Sue Monk Kidd, Le secret des abeilles
En 1964, Lily a quatorze ans et vit en Caroline-du-Sud avec son père, un homme brutal, et Rosaleen, sa nourrice noire. Le décès de sa mère dans d'obscures conditions la hante. Lorsque Rosaleen se fait molester par des Blancs, Lily décide de fuir avec elle cette vie de douleurs et de mensonges. Elles trouvent refuge chez les sœurs Boatwright, trois apicultrices tendres et généreuses dont l'emblème est une Vierge noire. À leurs côtés, Lily va être initiée à la pratique quasi mystique de l'apiculture, à l'affection, à l'amour et à la tolérance.

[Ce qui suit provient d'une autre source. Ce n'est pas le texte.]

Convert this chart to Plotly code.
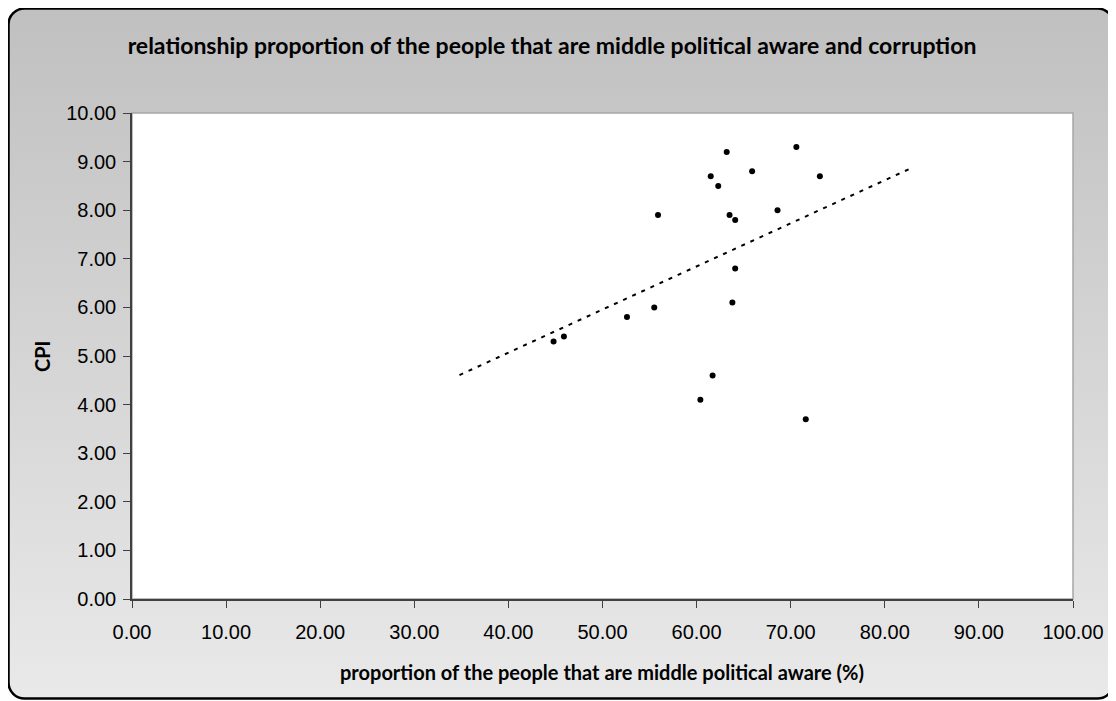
import numpy as np
import plotly.graph_objects as go
import urllib.parse

# Data
aware_pct = [63.2, 70.6, 61.5, 65.9, 73.1, 62.3, 55.9, 63.5, 64.1, 68.6,
             64.1, 63.8, 55.5, 52.6, 45.9, 44.8, 61.7, 60.4, 71.6]
cpi = [9.2, 9.3, 8.7, 8.8, 8.7, 8.5, 7.9, 7.9, 7.8, 8.0,
       6.8, 6.1, 6.0, 5.8, 5.4, 5.3, 4.6, 4.1, 3.7]
trend_x_range = [34.8, 82.7]
x_ticks = [0, 10, 20, 30, 40, 50, 60, 70, 80, 90, 100]
y_ticks = [0, 1, 2, 3, 4, 5, 6, 7, 8, 9, 10]

title_text = "relationship proportion of the people that are middle political aware and corruption"
x_title = "proportion of the people that are middle political aware (%)"
y_title = "CPI"

# Linear trendline
slope, intercept = np.polyfit(aware_pct, cpi, 1)
tx = np.array(trend_x_range)
ty = slope * tx + intercept

# page has an 8px body margin; figure sized to fit the window
W, H = 1108, 693
L, T, R, B = 124, 105, 43, 102
PW, PH = W - L - R, H - T - B

svg = f'''<svg xmlns="http://www.w3.org/2000/svg" width="{W}" height="{H}" viewBox="0 0 {W} {H}">
<defs><linearGradient id="g" x1="0" y1="0" x2="0" y2="1">
<stop offset="0" stop-color="#c0c0c0"/><stop offset="1" stop-color="#e9e9e9"/></linearGradient></defs>
<rect x="0.5" y="0.5" width="{W-3}" height="{H-3}" rx="16" ry="16" fill="url(#g)" stroke="#000" stroke-width="2.5"/>
</svg>'''
svg_uri = "data:image/svg+xml;charset=utf-8," + urllib.parse.quote(svg)

fig = go.Figure()
fig.add_trace(go.Scatter(x=aware_pct, y=cpi, mode="markers",
                         marker=dict(color="black", size=6), showlegend=False))
fig.add_trace(go.Scatter(x=tx, y=ty, mode="lines",
                         line=dict(color="black", width=2, dash="4px,6px"), showlegend=False))

tick_font = dict(family="Liberation Sans", size=20, color="#000")
label_font = dict(family="Lato", size=20, color="#000")
fig.update_layout(
    width=W, height=H,
    margin=dict(l=L, r=R, t=T, b=B),
    paper_bgcolor="white",
    plot_bgcolor="white",
    title=dict(text=f"<b>{title_text}</b>", x=544 / W, xanchor="center",
               y=1 - 38 / H, yanchor="middle",
               font=dict(family="Lato", size=23, color="#000")),
    images=[dict(source=svg_uri, xref="paper", yref="paper",
                 x=-L / PW, y=1 + T / PH, sizex=W / PW, sizey=H / PH,
                 xanchor="left", yanchor="top", sizing="stretch", layer="below")],
    shapes=[dict(type="rect", xref="x domain", yref="y domain", x0=0, x1=1, y0=0, y1=1,
                 fillcolor="white", line=dict(color="#a6a6a6", width=1.5), layer="below")],
    annotations=[
        dict(text=f"<b>{x_title}</b>", xref="paper", yref="paper", x=(594 - L) / PW, y=-73 / PH,
             showarrow=False, xanchor="center", yanchor="middle", font=label_font),
        dict(text=f"<b>{y_title}</b>", xref="paper", yref="paper", x=(34 - L) / PW, y=0.5,
             textangle=-90, showarrow=False, xanchor="center", yanchor="middle", font=label_font),
    ],
)
fig.update_xaxes(range=[0, 100], tickvals=x_ticks, ticktext=[f"{v:.2f}" for v in x_ticks],
                 showgrid=False, zeroline=False, showline=True, linecolor="#404040", linewidth=1.5,
                 ticks="outside", ticklen=7, tickcolor="#404040", tickfont=tick_font,
                 ticklabelstandoff=7)
fig.update_yaxes(range=[0, 10], tickvals=y_ticks, ticktext=[f"{v:.2f}" for v in y_ticks],
                 showgrid=False, zeroline=False, showline=True, linecolor="#404040", linewidth=1.5,
                 ticks="outside", ticklen=7, tickcolor="#404040", tickfont=tick_font,
                 ticklabelstandoff=3)

fig.write_html("out.html")
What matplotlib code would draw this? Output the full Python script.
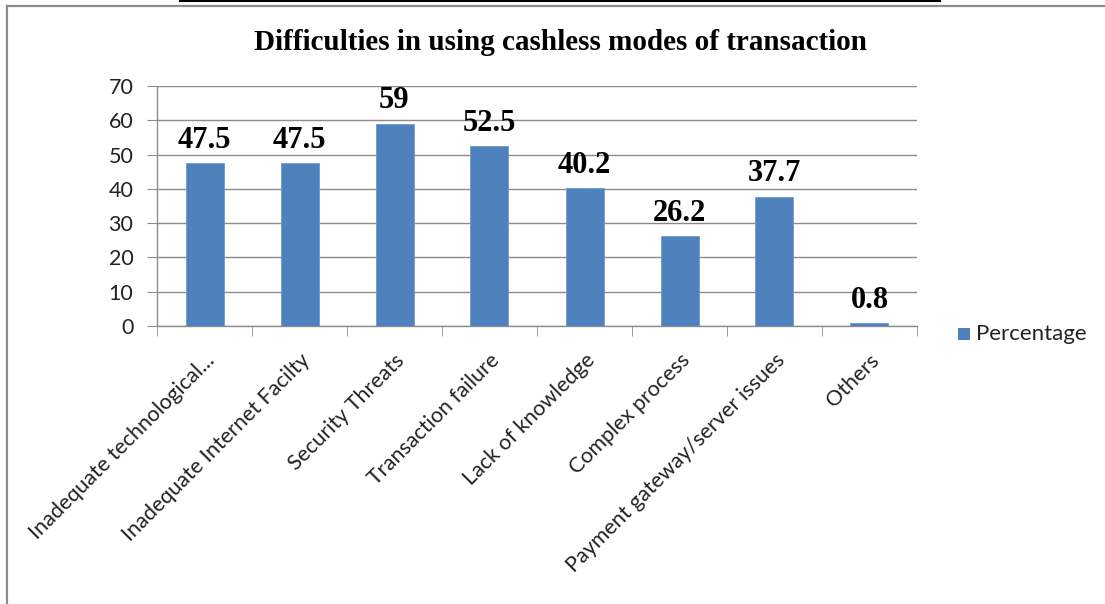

A l’orée de Sylvan, une bourgade de 3100 âmes, et au bout d’un chemin de terre menant à une ferme, on peut lire une pancarte indiquant « Owen - Producteur de pêches ». C’est là que la jeune Lily vit avec son père, T-Ray, un homme qu’elle est incapable d’appeler « papa » tant son attitude est en tout point opposée à celle d’un père aimant. Sa mère, Déborah, est décédée alors que l’adolescente n’avait que quatre ans. Les souvenirs de ce terriblement événement restent flous, mais la douleur est vivace et Lily n’a jamais pu oublier l’odeur de cannelle qui accompagnait chacun des mouvements maternels. Après le décès de son épouse, T-Ray a engagé Rosaleen, une femme noire aux formes généreuses habitant seule, non loin de chez eux. Depuis ce jour, elle vient faire le ménage et la cuisine dans la maison de Lily et joue en quelque sorte les mères de substitution. En dix ans, Lily et Rosaleen ont eu le temps de s’apprivoiser, se connaître et s’aimer. La gouvernante n’a pas la langue dans sa poche, elle s’interpose souvent entre Lily et son père. Enhardie par un contexte politique propice aux Noirs – des droits civiques commencent en effet à leur être accordés -, elle n’hésite pas, un jour qu’elle se balade en ville avec Lily, à tenir tête à des Blancs. Lily et Rosaleen préfère fuir Sylvan pour éviter les problèmes. Leur petit périple les conduit à la ferme d’August Boatwright, une apicultrice qui vit avec ses deux soeurs. Mais dans la vie, rien n’arrive par hasard…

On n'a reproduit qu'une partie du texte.